(Source code of charts)
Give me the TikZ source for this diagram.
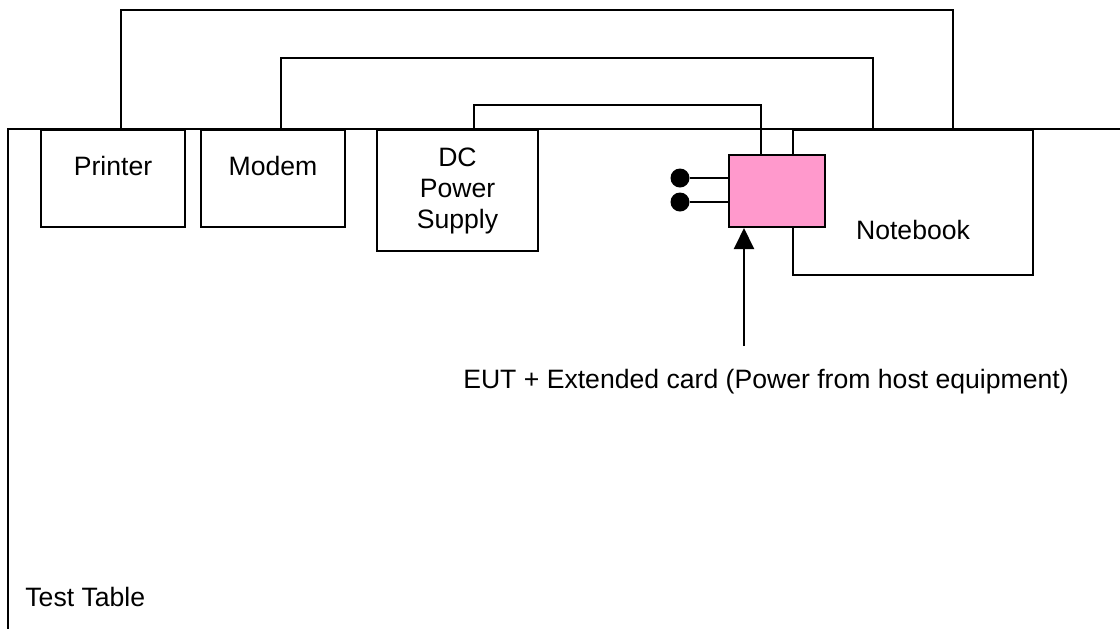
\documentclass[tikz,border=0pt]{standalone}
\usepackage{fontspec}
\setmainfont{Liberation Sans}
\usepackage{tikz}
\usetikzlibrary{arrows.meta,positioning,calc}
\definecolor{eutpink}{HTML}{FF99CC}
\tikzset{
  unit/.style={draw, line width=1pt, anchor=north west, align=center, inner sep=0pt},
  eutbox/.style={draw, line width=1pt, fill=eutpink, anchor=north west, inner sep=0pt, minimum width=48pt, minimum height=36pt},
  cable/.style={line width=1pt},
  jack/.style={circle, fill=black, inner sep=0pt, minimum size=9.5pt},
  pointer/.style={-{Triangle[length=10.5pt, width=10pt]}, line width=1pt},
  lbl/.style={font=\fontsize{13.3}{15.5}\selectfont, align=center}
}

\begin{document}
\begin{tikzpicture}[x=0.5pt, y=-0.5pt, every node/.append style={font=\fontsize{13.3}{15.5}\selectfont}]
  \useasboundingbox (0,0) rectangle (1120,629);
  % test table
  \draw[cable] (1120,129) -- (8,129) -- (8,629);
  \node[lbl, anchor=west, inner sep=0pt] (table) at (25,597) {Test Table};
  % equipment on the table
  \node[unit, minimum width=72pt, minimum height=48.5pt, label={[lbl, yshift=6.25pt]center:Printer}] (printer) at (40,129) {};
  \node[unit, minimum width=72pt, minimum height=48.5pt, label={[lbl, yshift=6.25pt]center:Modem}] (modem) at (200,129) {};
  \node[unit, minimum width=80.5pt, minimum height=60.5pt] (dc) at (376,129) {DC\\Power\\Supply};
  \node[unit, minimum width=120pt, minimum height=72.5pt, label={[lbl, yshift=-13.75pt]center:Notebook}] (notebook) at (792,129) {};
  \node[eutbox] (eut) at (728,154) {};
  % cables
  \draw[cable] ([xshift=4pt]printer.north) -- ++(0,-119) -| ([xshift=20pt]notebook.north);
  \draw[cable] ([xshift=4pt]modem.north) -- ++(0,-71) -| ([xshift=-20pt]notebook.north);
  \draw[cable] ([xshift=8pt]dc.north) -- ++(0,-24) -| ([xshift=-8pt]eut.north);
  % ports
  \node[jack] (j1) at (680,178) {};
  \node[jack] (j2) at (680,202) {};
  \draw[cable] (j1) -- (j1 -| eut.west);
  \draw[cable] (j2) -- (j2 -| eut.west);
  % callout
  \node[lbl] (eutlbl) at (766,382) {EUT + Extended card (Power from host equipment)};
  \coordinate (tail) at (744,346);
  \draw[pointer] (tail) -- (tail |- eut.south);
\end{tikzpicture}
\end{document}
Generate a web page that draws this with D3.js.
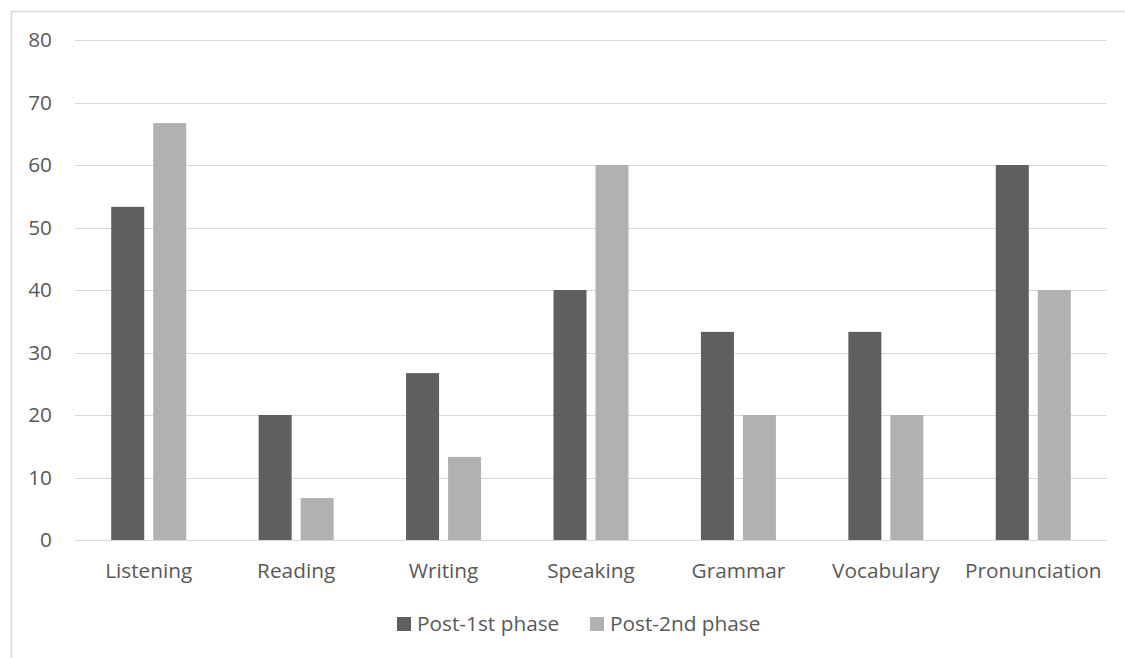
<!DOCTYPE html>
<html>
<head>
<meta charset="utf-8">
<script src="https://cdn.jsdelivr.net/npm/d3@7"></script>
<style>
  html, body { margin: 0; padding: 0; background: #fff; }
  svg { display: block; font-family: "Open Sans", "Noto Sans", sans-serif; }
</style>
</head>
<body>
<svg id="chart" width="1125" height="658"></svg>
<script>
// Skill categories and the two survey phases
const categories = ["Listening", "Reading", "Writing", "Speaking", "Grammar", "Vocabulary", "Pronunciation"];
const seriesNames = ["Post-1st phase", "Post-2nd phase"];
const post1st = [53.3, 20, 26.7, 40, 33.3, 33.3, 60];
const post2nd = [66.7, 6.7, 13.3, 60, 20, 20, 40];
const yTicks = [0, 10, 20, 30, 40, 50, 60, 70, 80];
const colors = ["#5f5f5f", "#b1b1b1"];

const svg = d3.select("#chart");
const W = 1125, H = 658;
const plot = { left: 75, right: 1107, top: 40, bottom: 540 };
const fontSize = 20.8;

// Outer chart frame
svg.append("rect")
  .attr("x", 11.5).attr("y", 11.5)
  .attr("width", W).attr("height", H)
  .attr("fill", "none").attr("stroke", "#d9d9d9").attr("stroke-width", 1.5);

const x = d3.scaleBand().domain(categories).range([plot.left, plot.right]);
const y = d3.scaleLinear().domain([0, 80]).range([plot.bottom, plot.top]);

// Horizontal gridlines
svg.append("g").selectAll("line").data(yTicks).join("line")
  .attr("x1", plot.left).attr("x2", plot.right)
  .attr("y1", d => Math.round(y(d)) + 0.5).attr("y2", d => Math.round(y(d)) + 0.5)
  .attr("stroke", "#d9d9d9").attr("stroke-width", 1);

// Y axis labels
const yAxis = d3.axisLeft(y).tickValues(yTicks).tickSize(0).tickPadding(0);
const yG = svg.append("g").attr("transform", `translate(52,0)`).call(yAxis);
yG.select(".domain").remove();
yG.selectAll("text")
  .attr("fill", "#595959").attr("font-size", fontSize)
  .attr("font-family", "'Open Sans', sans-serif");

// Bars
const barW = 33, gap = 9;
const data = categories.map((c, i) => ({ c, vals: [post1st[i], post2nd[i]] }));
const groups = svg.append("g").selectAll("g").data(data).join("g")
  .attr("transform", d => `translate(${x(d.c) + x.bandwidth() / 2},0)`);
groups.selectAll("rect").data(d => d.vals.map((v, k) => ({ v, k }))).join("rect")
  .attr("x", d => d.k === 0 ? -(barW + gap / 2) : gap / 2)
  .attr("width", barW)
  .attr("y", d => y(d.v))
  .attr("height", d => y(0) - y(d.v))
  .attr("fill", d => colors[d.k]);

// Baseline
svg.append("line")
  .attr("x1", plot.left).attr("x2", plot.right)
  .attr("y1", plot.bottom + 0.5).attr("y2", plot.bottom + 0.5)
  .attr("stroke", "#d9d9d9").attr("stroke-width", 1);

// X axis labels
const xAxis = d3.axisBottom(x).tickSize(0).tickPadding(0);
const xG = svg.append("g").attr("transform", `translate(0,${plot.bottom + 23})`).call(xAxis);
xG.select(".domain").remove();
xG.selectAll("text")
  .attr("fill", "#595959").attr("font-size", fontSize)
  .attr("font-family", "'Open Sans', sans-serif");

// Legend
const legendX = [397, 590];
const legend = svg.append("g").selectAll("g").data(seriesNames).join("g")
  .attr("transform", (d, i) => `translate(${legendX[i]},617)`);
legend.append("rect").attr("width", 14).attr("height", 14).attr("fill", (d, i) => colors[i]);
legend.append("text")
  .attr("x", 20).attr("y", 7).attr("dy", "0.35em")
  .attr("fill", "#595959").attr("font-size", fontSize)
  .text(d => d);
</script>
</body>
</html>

CHALLENGE | Report all lines of the material that contain the word "this".

RESULT BELOW |
Give me the TikZ source for this diagram.
Generate a web page that draws this with D3.js.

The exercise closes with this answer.